Quick start

A typical pipeline for analysis of capture c data has three main steps:

Build genome index and restriction enzyme fragment list.

Since capC-MAP uses bowtie [Langmead2009] for sequence alignment, a bowtie index for the reference genome must be built. This requires a single fasta file containing the reference genome. For example

bowtie-build mygenome.fasta mygeneome

The same fasta file must then be used to generate a list of restriction enzyme fragments for the genome. This is done using the genomedigest function in capC-MAP.
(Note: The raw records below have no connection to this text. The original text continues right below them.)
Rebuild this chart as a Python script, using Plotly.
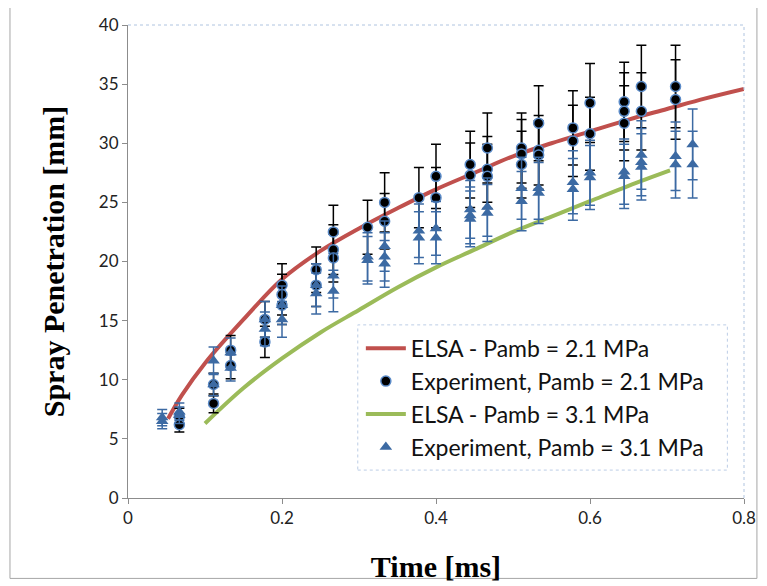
import plotly.graph_objects as go

# ---- data ----
elsa21_t = [0.052, 0.07, 0.1, 0.15, 0.2, 0.25, 0.3, 0.35, 0.4, 0.45, 0.5, 0.55, 0.6, 0.65, 0.7, 0.75, 0.8]
elsa21_v = [6.7, 8.7, 11.4, 15.1, 18.5, 20.9, 22.8, 24.5, 26.1, 27.5, 28.9, 30.0, 31.0, 32.0, 32.9, 33.8, 34.6]

elsa31_t = [0.1, 0.15, 0.2, 0.25, 0.3, 0.35, 0.4, 0.45, 0.5, 0.55, 0.6, 0.65, 0.704]
elsa31_v = [6.3, 9.3, 11.8, 14.0, 15.9, 17.8, 19.5, 21.0, 22.5, 23.8, 25.1, 26.4, 27.7]

exp21_t = [0.0667, 0.0667, 0.1111, 0.1111, 0.1333, 0.1333, 0.1778, 0.1778,
           0.2, 0.2, 0.2, 0.2444, 0.2444, 0.2667, 0.2667, 0.2667, 0.3111,
           0.3333, 0.3333, 0.3778, 0.4, 0.4, 0.4444, 0.4444,
           0.4667, 0.4667, 0.4667, 0.5111, 0.5111, 0.5111, 0.5333, 0.5333, 0.5333,
           0.5778, 0.5778, 0.6, 0.6, 0.6444, 0.6444, 0.6444, 0.6667, 0.6667,
           0.7111, 0.7111]
exp21_v = [6.9, 6.2, 9.6, 8.0, 12.5, 11.2, 15.1, 13.2,
           18.0, 17.2, 16.3, 19.3, 18.0, 22.5, 21.0, 20.3, 22.9,
           25.0, 23.4, 25.4, 27.2, 25.4, 28.2, 27.3,
           29.6, 27.8, 27.2, 29.6, 29.1, 28.2, 31.7, 29.4, 29.0,
           31.3, 30.2, 33.4, 30.8, 33.5, 32.7, 31.7, 34.8, 32.7,
           34.8, 33.7]

exp31_t = [0.0444, 0.0444, 0.0667, 0.0667, 0.1111, 0.1111, 0.1333, 0.1333,
           0.1778, 0.1778, 0.2, 0.2, 0.2444, 0.2444, 0.2667, 0.2667,
           0.3111, 0.3111, 0.3333, 0.3333, 0.3333, 0.3778, 0.3778, 0.4, 0.4,
           0.4444, 0.4444, 0.4444, 0.4667, 0.4667, 0.5111, 0.5111, 0.5333, 0.5333,
           0.5778, 0.5778, 0.6, 0.6, 0.6444, 0.6444, 0.6667, 0.6667, 0.6667,
           0.7111, 0.7111, 0.7333, 0.7333]
exp31_v = [6.8, 6.5, 7.3, 7.0, 11.6, 9.6, 12.3, 11.0,
           15.1, 14.3, 16.3, 15.1, 18.0, 17.3, 18.8, 17.5,
           20.4, 20.1, 21.3, 20.4, 19.8, 22.6, 22.0, 22.8, 22.0,
           24.4, 23.9, 23.6, 24.6, 24.1, 26.2, 25.1, 26.2, 25.8,
           26.7, 26.1, 27.5, 27.1, 27.6, 27.2, 29.0, 28.4, 28.0,
           28.9, 28.2, 29.9, 28.2]

error_percent = 10

x_ticks = [0, 0.2, 0.4, 0.6, 0.8]
x_ticklabels = ["0", "0.2", "0.4", "0.6", "0.8"]
y_ticks = [0, 5, 10, 15, 20, 25, 30, 35, 40]

names = ["ELSA - Pamb = 2.1 MPa", "Experiment, Pamb = 2.1 MPa",
         "ELSA - Pamb = 3.1 MPa", "Experiment, Pamb = 3.1 MPa"]

RED = "#C0504D"
GREEN = "#9BBB59"
BLUE = "#3C6AA3"
GLOW = "#5B8BC8"

fig = go.Figure()

fig.add_trace(go.Scatter(x=elsa21_t, y=elsa21_v, mode="lines", name=names[0],
                         line=dict(color=RED, width=4, shape="spline"), legendrank=1))
fig.add_trace(go.Scatter(x=elsa31_t, y=elsa31_v, mode="lines", name=names[2],
                         line=dict(color=GREEN, width=4, shape="spline"), legendrank=3))
fig.add_trace(go.Scatter(x=exp21_t, y=exp21_v, mode="markers", name=names[1],
                         marker=dict(symbol="circle", size=10, color="black",
                                     line=dict(color=GLOW, width=1.5)),
                         error_y=dict(type="percent", value=error_percent, color="black",
                                      thickness=1.5, width=5),
                         legendrank=2))
fig.add_trace(go.Scatter(x=exp31_t, y=exp31_v, mode="markers", name=names[3],
                         marker=dict(symbol="triangle-up", size=11, color=BLUE,
                                     line=dict(color=BLUE, width=0)),
                         error_y=dict(type="percent", value=error_percent, color=BLUE,
                                      thickness=1.5, width=5),
                         legendrank=4))

axis_font = dict(family="Lato, Liberation Sans, sans-serif", size=17, color="#222")
title_font = dict(family="Liberation Serif, Times New Roman, serif", size=30, color="black")

fig.update_xaxes(range=[0, 0.8], tickvals=x_ticks, ticktext=x_ticklabels,
                 automargin=False,
                 showgrid=False, zeroline=False, showline=True, linecolor="#8c8c8c",
                 linewidth=1, ticks="outside", ticklen=5, tickcolor="#8c8c8c",
                 tickfont=axis_font,
                 title=dict(text="<b>Time [ms]</b>", font=title_font, standoff=28))
fig.update_yaxes(range=[0, 40], tickvals=y_ticks,
                 automargin=False,
                 showgrid=False, zeroline=False, showline=True, linecolor="#8c8c8c",
                 linewidth=1, ticks="outside", ticklen=5, tickcolor="#8c8c8c",
                 tickfont=axis_font,
                 title=dict(text="<b>Spray Penetration [mm]</b>", font=title_font, standoff=25))

# the page adds an 8px body margin, so the figure is sized/offset to compensate
fig.update_layout(
    width=759, height=578,
    margin=dict(l=120, r=23, t=17, b=88),
    paper_bgcolor="white", plot_bgcolor="white",
    showlegend=True,
    legend=dict(x=0.378, y=0.362, xanchor="left", yanchor="top",
                bgcolor="rgba(255,255,255,1)", borderwidth=0,
                font=dict(family="Lato, Liberation Sans, sans-serif", size=23, color="#111"),
                tracegroupgap=0, itemwidth=40),
    shapes=[
        dict(type="line", xref="paper", yref="paper", x0=0, x1=1, y0=1, y1=1,
             line=dict(color="#AFC4E0", width=1, dash="dot")),
        dict(type="line", xref="paper", yref="paper", x0=1, x1=1, y0=0, y1=1,
             line=dict(color="#AFC4E0", width=1, dash="dot")),
        dict(type="rect", xref="paper", yref="paper", x0=0.373, x1=0.973, y0=0.059, y1=0.366,
             line=dict(color="#BCCDE6", width=1, dash="dot"), layer="above"),
        dict(type="rect", xref="paper", yref="paper", x0=-0.1916, x1=1.021, y0=-0.17, y1=1.038,
             line=dict(color="#A6A6A6", width=1)),
    ],
)

fig.write_html("out.html")
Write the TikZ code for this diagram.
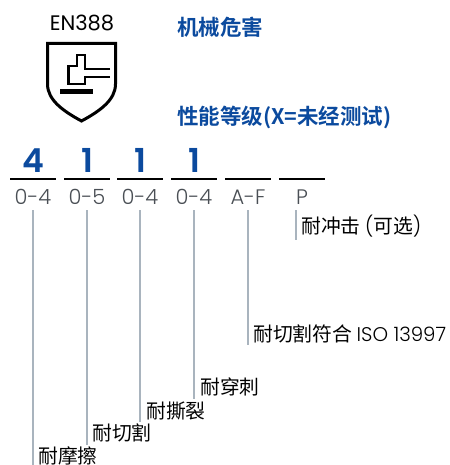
\documentclass[tikz,border=0pt]{standalone}
\usepackage{fontspec}
\setmainfont{Poppins}[UprightFont=* Light,BoldFont=* SemiBold]
\newfontfamily\markfont{Poppins}
\newfontfamily\cjk{Noto Sans CJK SC}[BoldFont=* Bold]
\usepackage{xcolor}
\usepackage{tikz}

\definecolor{gradeblue}{HTML}{0B4A9E}
\definecolor{scalegray}{HTML}{4A4F55}
\definecolor{leadgray}{HTML}{A9B4BE}

\tikzset{
	heading/.style={anchor=base west, inner sep=0pt, text=gradeblue, font=\cjk\bfseries\fontsize{21.5}{21.5}\selectfont},
	grade/.style={anchor=base, inner sep=0pt, text=gradeblue, font=\bfseries\fontsize{33}{33}\selectfont},
	scalerange/.style={anchor=base, inner sep=0pt, text=scalegray, font=\fontsize{21}{21}\selectfont},
	testname/.style={anchor=base west, inner sep=0pt, text=black, font=\cjk\fontsize{19.8}{20}\selectfont},
	bar/.style={line width=2pt, black},
	lead/.style={line width=2pt, leadgray, shorten <=6pt}
}

\begin{document}
\begin{tikzpicture}[x=1pt, y=-1pt]
		\useasboundingbox (0,0) rectangle (449,465);
		
		\node[anchor=base, inner sep=0pt, font=\markfont\fontsize{21}{21}\selectfont] (mark) at (82,31) {EN388};
		\node[heading] (hazard) at (177,36) {机械危害};
		\node[heading] (levels) at (177,125) {性能等级(X=未经测试)};
		
		% shield
		\draw[line width=3pt, miter limit=10] (47.5,43.5) -- (115.5,43.5) -- (115.5,84) .. controls (115.5,100) and (100,111) .. (81.5,121) .. controls (63,111) and (47.5,100) .. (47.5,84) -- cycle;
		\draw[line width=2.5pt] (110,69) -- (85,69) -- (85,55) -- (77,55) -- (77,66) -- (68.5,66) -- (68.5,84) -- (85,84) -- (85,77) -- (110,77);
		\fill (60,89) rectangle (93,94);
		
		% grades
		\node[grade] (g1) at (33,172) {4};
		\node[grade] (g2) at (87,172) {1};
		\node[grade] (g3) at (140,172) {1};
		\node[grade] (g4) at (194,172) {1};
		
		\draw[bar] (10,178.5) -- (56,178.5);
		\draw[bar] (64,178.5) -- (110,178.5);
		\draw[bar] (117,178.5) -- (163,178.5);
		\draw[bar] (171,178.5) -- (217,178.5);
		\draw[bar] (225,178.5) -- (271,178.5);
		\draw[bar] (279,178.5) -- (325,178.5);
		
		\node[scalerange] (r1) at (33,204) {0-4};
		\node[scalerange] (r2) at (87,204) {0-5};
		\node[scalerange] (r3) at (140,204) {0-4};
		\node[scalerange] (r4) at (194,204) {0-4};
		\node[scalerange] (r5) at (248,204) {A-F};
		\node[scalerange] (r6) at (302,204) {P};
		
		\node[testname] (abrasion) at (38,463) {耐摩擦};
		\node[testname] (cut) at (92,440) {耐切割};
		\node[testname] (tear) at (146,418) {耐撕裂};
		\node[testname] (puncture) at (200,394) {耐穿刺};
		\node[testname] (iso) at (253,341) {耐切割符合 {\rmfamily ISO 13997}};
		\node[testname] (impact) at (301,233) {耐冲击 {\rmfamily (}可选{\rmfamily )}};
		
		\coordinate (e1) at (33,465);
		\coordinate (e2) at (87,445);
		\coordinate (e3) at (140,422);
		\coordinate (e4) at (194,399);
		\coordinate (e5) at (248,345);
		\coordinate (e6) at (296,240);
		
		\draw[lead] (r1.south -| e1) -- (e1);
		\draw[lead] (r2.south -| e2) -- (e2);
		\draw[lead] (r3.south -| e3) -- (e3);
		\draw[lead] (r4.south -| e4) -- (e4);
		\draw[lead] (r5.south -| e5) -- (e5);
		\draw[lead] (r6.south -| e6) -- (e6);
\end{tikzpicture}
\end{document}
capC-MAP genomedigest -f mygenome.fasta -r DpnII \
                      -o mygenome_dpnII_fragments.bed

where the options are as follows:

-f mygenome.fasta specifies the fasta for the reference genome
-r DpnII specifies the restriction enzyme used in the experiment
-o mygenome_dpnII_f ragments.bed specifies the output bed file

Note that the \ character means that a single command is broken across lines.

Pre-built bowtie indexes for many genomes are available for download on the bowtie website (http://bowtie-bio.sourceforge.net), though a fasta file is required to build the list of restriction enzyme fragments. It is essential to ensure that the index and fragments list are built from the same reference genome (for this reason we recommend building you own index).

Perform quality control on fastq data files.

We recommend performing standard quality control on the fastq files, for example using the FastQC software. Since the core aim in capture c data it to enrich the library for specific ‘target’ fragments, this may get flagged up the the FastQC report. Also, since the capture c protocol recommends fragments are sonicated to have an average length of 200-300bp, depending on the sequencing read length, it could be that there is a significant proportion of read-through into the adapters – again this may be flagged up by FastQC. By default the capC-MAP pipeline includes an adapter trimming step.

Run capC-MAP analysis pipeline.

The main capC-MAP pipeline is then run using the command

capC-MAP pipeline -c config_file.txt \
                  -o mycaptureCexperiment

where the options are as follows:

-c config_file.txt specifies the experiment configuration file
-o mycaptureCexperiment specifies a directory where all output will be saved

All capC-MAP options are specified in the configuration text file. We recommend using the example configuration file provided with capC-MAP as a template. The output directory must not exist. Required inputs (specified in the configuration file) are:

  • a pair of fastq files;
  • a bed file containing a list of target restriction enzyme fragments;
  • the bowtie index for the reference genome; and
  • a bed file containing a genome wide list of restriction enzyme fragments for the reference genome.

The following output files will be generated in the output directory:

  • an in silico digested version of the input sequencing data in a single fastq file.
  • a SAM file containing mapped reads; the same data is also given in the compressed BAM format.
  • a capC-MAP report file giving details of mapped fragments.
  • for each target specified in the targets bed file, a ‘validpairs’ file containing a list of all valid intrachromosomal interactions, and a ‘validinterchrom’ files containing a list of valid interchromosomal interactions.
  • for each target specified in the targets bed file, and depending on options specified in the configuration file, a bedGraph showing binned, smoothed, and normalized to reads per million genome wide interactions.

Once the analysis is complete, some of these outputs are not needed for most down-stream analyses. For example the in silico digested fastq file, SAM files and the raw pairs files can usually be deleted to save disk space.

In order to generate further bedGraphs with different binning or normalization options without re-running the full analysis, capC-MAP can be run in postprocess mode (see section capC-MAP postprocess).